A lawyer is not prohibited, per se, from owning stock in a corporation formed to sell legal fee
insurance policies.
Note: See F.S. Ch. 642, enacted in 1979.

DR 2-101, 2-102
F.S. Ch. 641

Vice Chairman Daniels stated the opinion of the committee:
A member of The Florida Bar wishes to form a Florida corporation to sell
insurance policies which would pay the legal fees of the insureds incurred while
the policies were in effect. The inquirer recognizes that Florida Statutes Ch. 641
would have to be amended so as to permit the formation of a corporation for such
purposes. We are asked to answer the following question:
Will a corporation created and designed to sell insurance coverage on
lawyers’ fees be in violation of Canon 2 and DR 2-101 and 2-102 when such a
corporation is owned partially or entirely by lawyers admitted to The Florida Bar;
but when the solicitation process done by the corporation is removed entirely
from the attorneys themselves; that is, when the attorneys connected with the
company are (1) not named in the advertising and (2) do not indicate the
company’s name on their letterhead or other printed material used to
communicate with the public?
Assuming arguendo that Florida Statutes Ch. 641 were amended to permit corporations to
sell legal fee insurance policies, such amendments might or might not contain restrictions on
lawyers owning stock in such corporations. Assuming no statutory prohibition against such
ownership by lawyers, a majority of the Committee sees nothing per se unethical in the mere
ownership of such stock. We have not been asked whether it would be possible for such a
corporation to sell such insurance policies without ethical impropriety nor have we been asked
whether lawyers could, with propriety, do anything other than own stock in such a corporation.

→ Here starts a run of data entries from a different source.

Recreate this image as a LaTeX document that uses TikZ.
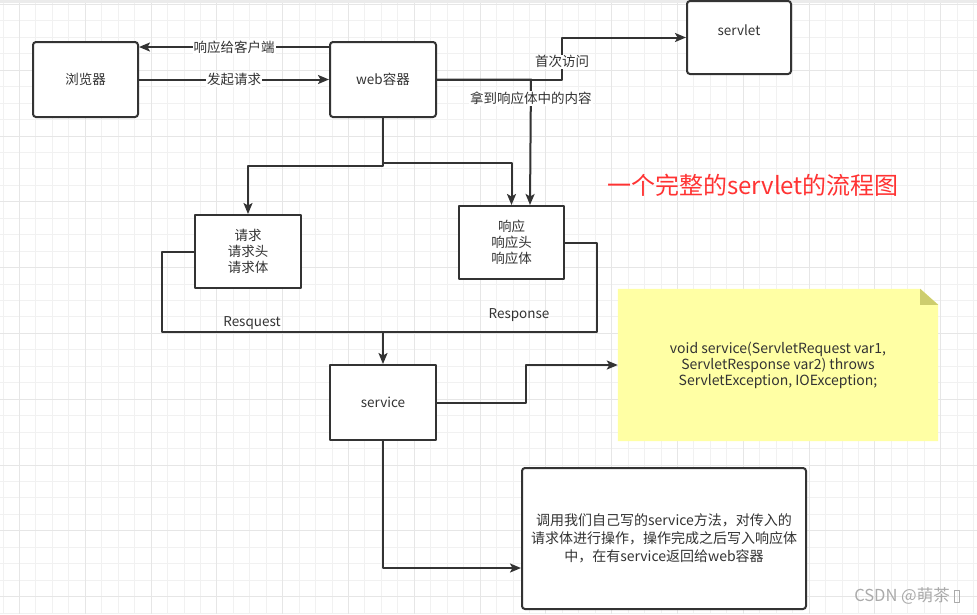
\documentclass[tikz,border=0pt]{standalone}
\usepackage{fontspec}
\setmainfont{Noto Sans CJK SC}
\usetikzlibrary{calc,arrows.meta}
\definecolor{ink}{HTML}{333333}
\definecolor{gridminor}{HTML}{F1F1F1}
\definecolor{gridmajor}{HTML}{E6E6E6}
\definecolor{topband}{HTML}{EBEBEB}
\definecolor{notefill}{HTML}{FFFFA4}
\definecolor{notefold}{HTML}{CDCD6E}
\definecolor{titlered}{HTML}{FF3333}
\definecolor{wmgray}{HTML}{AAAAAA}
\newcommand{\lblfont}{\fontsize{13.5}{16}\selectfont}
\begin{document}
\begin{tikzpicture}[x=1pt, y=-1pt, line join=round,
  box/.style={draw=ink, line width=2pt, fill=white, inner sep=0pt,
    text=ink, font=\lblfont, align=center},
  rbox/.style={box, rounded corners=3pt},
  conn/.style={draw=ink, line width=2pt,
    -{Stealth[length=11pt, width=9pt, inset=2.5pt]}},
  wire/.style={draw=ink, line width=2pt},
  elabel/.style={fill=white, inner sep=1pt, text=ink, font=\lblfont},
  plain/.style={inner sep=0pt, text=ink, font=\lblfont, align=center}]

\useasboundingbox (0,0) rectangle (977,614);
\fill[white] (0,0) rectangle (977,614);

% background grid
\foreach \k in {0,...,59}
  \draw[gridminor, line width=1pt] ({3.05+16.45*\k},3) -- ({3.05+16.45*\k},614);
\foreach \k in {0,...,37}
  \draw[gridminor, line width=1pt] (0,{4.4+16.45*\k}) -- (977,{4.4+16.45*\k});
\foreach \k in {0,...,14}
  \draw[gridmajor, line width=1pt] ({19.5+65.8*\k},3) -- ({19.5+65.8*\k},614);
\foreach \k in {0,...,9}
  \draw[gridmajor, line width=1pt] (0,{4.4+65.8*\k}) -- (977,{4.4+65.8*\k});
\fill[topband] (0,0) rectangle (977,3);

% boxes
\node[rbox, minimum width=105pt, minimum height=75pt] (br) at (85.5,79.5) {浏览器};
\node[rbox, minimum width=106pt, minimum height=75pt] (web) at (383,79.5) {web容器};
\node[rbox, minimum width=104pt, minimum height=73pt] (sv) at (739,37.5) {};
\node[plain] (svt) at (739,30) {servlet};
\node[box, minimum width=106pt, minimum height=73pt] (req) at (248,251.5) {请求\\请求头\\请求体};
\node[box, minimum width=105pt, minimum height=73pt] (resp) at (511.5,242.5) {响应\\响应头\\响应体};
\node[box, minimum width=106pt, minimum height=75pt] (svc) at (383,402.5) {service};
\node[rbox, minimum width=284pt, minimum height=141pt,
  font=\fontsize{14}{18}\selectfont] (bot) at (664,538.5)
  {调用我们自己写的service方法，对传入的\\请求体进行操作，操作完成之后写入响应体\\中，在有service返回给web容器};

% sticky note with folded corner
\node[minimum width=320pt, minimum height=152pt, inner sep=0pt] (note) at (778,365) {};
\fill[notefill] (note.north west) -- ($(note.north east)+(-18,0)$)
  -- ($(note.north east)+(0,16)$) -- (note.south east) -- (note.south west) -- cycle;
\fill[notefold] ($(note.north east)+(-18,0)$) -- ($(note.north east)+(-18,16)$)
  -- ($(note.north east)+(0,16)$) -- cycle;
\node[plain, font=\fontsize{14}{16}\selectfont] (notetext) at (note.center)
  {void service(ServletRequest var1,\\ServletResponse var2) throws\\ServletException, IOException;};

% connectors
\draw[conn] ($(web.north west)+(0,6)$) -- node[elabel]{响应给客户端} ($(br.north east)+(0,6)$);
\draw[conn] (br.east) -- node[elabel]{发起请求} (web.west);
\draw[conn] (web.east) -- ++(125,0) -- node[elabel, pos=0.42]{首次访问} ++(0,-42) -- (sv.west);
\draw[conn] (web.east) -- ++(94,0) -- node[elabel, pos=0.15]{拿到响应体中的内容} ($(resp.north)+(18.5,0)$);
\draw[conn] (web.south) -- ++(0,48) -| (req.north);
\draw[conn] (web.south) -- ++(0,45) -| (resp.north);
\draw[conn] (req.west) -- ++(-32,0) |- ($(svc.north)+(0,-32)$) -- (svc.north);
\draw[wire] (resp.east) -- ++(32,0) |- ($(svc.north)+(0,-32)$);
\draw[conn] (svc.east) -- ++(89,0) |- (note.west);
\draw[conn] (svc.south) |- ($(bot.west)+(0,29.5)$);

% free labels
\node[plain] (reqlbl) at (252,323) {Resquest};
\node[plain] (resplbl) at (519,315) {Response};
\node[text=titlered, inner sep=0pt, font=\fontsize{24}{28}\selectfont] (title) at (753,185)
  {一个完整的servlet的流程图};
\node[anchor=east, inner sep=0pt, text=wmgray, font=\fontsize{16.5}{18}\selectfont] (wm) at (950,596)
  {CSDN @萌茶};
\draw[wmgray, line width=0.8pt] ($(wm.east)+(4,-6)$) rectangle ++(5,12);
\end{tikzpicture}
\end{document}
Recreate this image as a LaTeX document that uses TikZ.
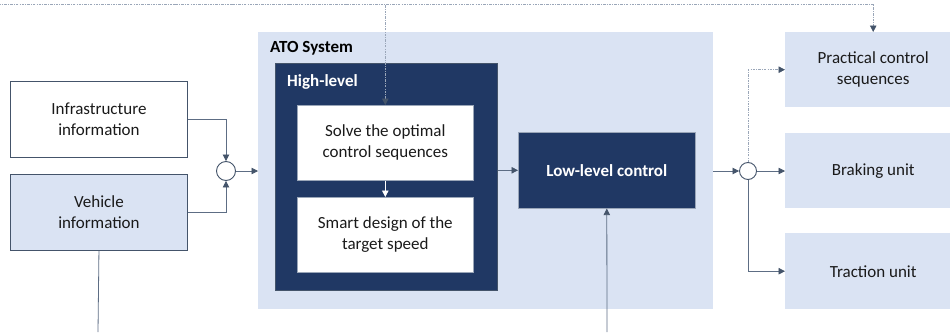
\documentclass[tikz,border=0pt]{standalone}
\usepackage{fontspec}
\setmainfont{Carlito}
\usetikzlibrary{arrows.meta,calc}
\definecolor{lblue}{HTML}{DAE3F3}
\definecolor{navy}{HTML}{203864}
\definecolor{slate}{HTML}{44546A}
\definecolor{lline}{HTML}{5D6D84}
\definecolor{dline}{HTML}{9AA6B8}
\definecolor{txt}{HTML}{1A1A1A}
\begin{document}
\begin{tikzpicture}[x=1pt,y=1pt,
  font=\fontsize{17}{21}\selectfont,
  box/.style={anchor=north west,inner sep=0pt,align=center,text=txt},
  conn/.style={draw=lline,line width=0.8pt,-{Triangle[length=6.5pt,width=6.5pt,fill=slate,color=slate]}},
  plain/.style={draw=lline,line width=0.8pt},
  dotl/.style={draw=dline,line width=0.8pt,dash pattern=on 2.5pt off 1.2pt on 0.8pt off 1.2pt},
  sumc/.style={circle,draw=slate,line width=0.9pt,fill=white,inner sep=0pt}]
\useasboundingbox (0,0) rectangle (950,-332);
\begin{scope}
\clip (0,0) rectangle (950,-332);
% left inputs
\node[box,draw=slate,line width=0.9pt,fill=white,minimum width=177,minimum height=76] (infra) at (10,-81) {Infrastructure\\information};
\node[box,draw=slate,line width=0.9pt,fill=lblue,minimum width=177,minimum height=76] (veh) at (10,-174) {Vehicle\\information};
% ATO system
\node[box,fill=lblue,minimum width=455,minimum height=277] (ato) at (258,-32) {};
\node[anchor=west,inner sep=0pt,font=\fontsize{17}{21}\selectfont\bfseries] (atol) at (270,-48) {ATO System};
\node[box,fill=navy,draw=slate,line width=0.6pt,minimum width=222,minimum height=227] (high) at (275,-63) {};
\node[anchor=west,inner sep=0pt,text=white,font=\fontsize{17}{21}\selectfont\bfseries] (highl) at (287,-82) {High-level};
\node[box,fill=white,draw=dline,line width=0.6pt,minimum width=176,minimum height=75] (solve) at (297,-105) {Solve the optimal\\control sequences};
\node[box,fill=white,draw=dline,line width=0.6pt,minimum width=176,minimum height=75] (smart) at (297,-197) {Smart design of the\\target speed};
\node[box,fill=navy,draw=dline,line width=0.6pt,minimum width=177,minimum height=76,text=white,font=\fontsize{17}{21}\selectfont\bfseries] (low) at (518,-132) {Low-level control};
% outputs
\node[box,fill=lblue,minimum width=176,minimum height=75] (prac) at (785,-32) {Practical control\\sequences};
\node[box,fill=lblue,minimum width=176,minimum height=75] (brake) at (785,-133) {Braking unit};
\node[box,fill=lblue,minimum width=176,minimum height=76] (trac) at (785,-233) {Traction unit};
% summing junctions
\node[sumc,minimum size=19pt] (sum1) at (226,-171) {};
\node[sumc,minimum size=17pt] (sum2) at (748,-171) {};
\coordinate (vbot) at (98,-332);
\coordinate (lbot) at (607,-332);
\coordinate (topy) at (0,-4);
% connectors
\draw[conn] (infra.east) -| (sum1.north);
\draw[conn] (veh.east) -| (sum1.south);
\draw[conn] (sum1.east) -- (ato.west |- sum1.east);
\draw[plain] (veh.south) -- (vbot);
\draw[conn,draw=white,-{Triangle[length=6.5pt,width=6.5pt,fill=white,color=white]}] (solve.south) -- (smart.north);
\draw[conn] (high.east |- low.west) -- (low.west);
\draw[conn] (lbot) -- (low.south);
\draw[conn] (ato.east |- sum2.west) -- (sum2.west);
\draw[conn] (sum2.east) -- (brake.west |- sum2.east);
\draw[conn] (sum2.south) |- (trac.west);
\draw[dotl,-{Triangle[length=6.5pt,width=6.5pt,fill=slate,color=slate]}] (sum2.north) |- (prac.west);
\draw[dotl,{Triangle[length=6.5pt,width=6.5pt,fill=slate,color=slate]}-{Triangle[length=6.5pt,width=6.5pt,fill=slate,color=slate]}] (solve.north) |- (topy) -| (prac.north);
\end{scope}
\end{tikzpicture}
\end{document}
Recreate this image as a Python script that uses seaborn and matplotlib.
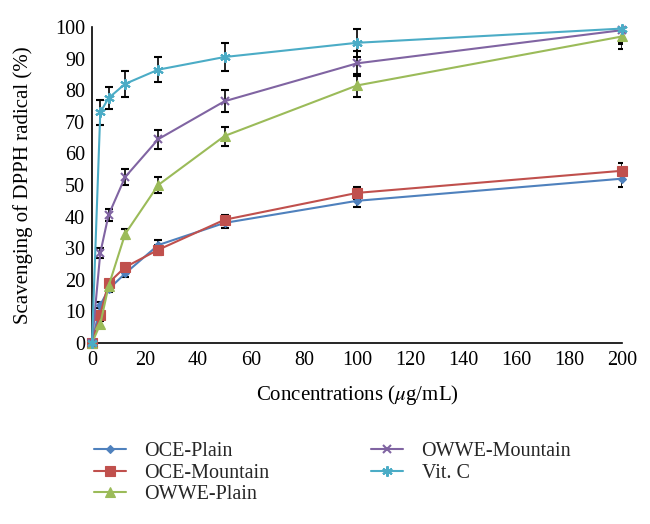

The Committee sees many areas of ethical concern that such a program might violate, depending
on the form and manner of its operation. Answers to these issues can only be given when and if
they arise in the future.
A minority of the Committee is of the opinion that it would be impossible, under any
circumstances, for the bounds of propriety to be observed in the sale of such insurance policies.
Hence, the minority feels that even the mere ownership of stock would be improper.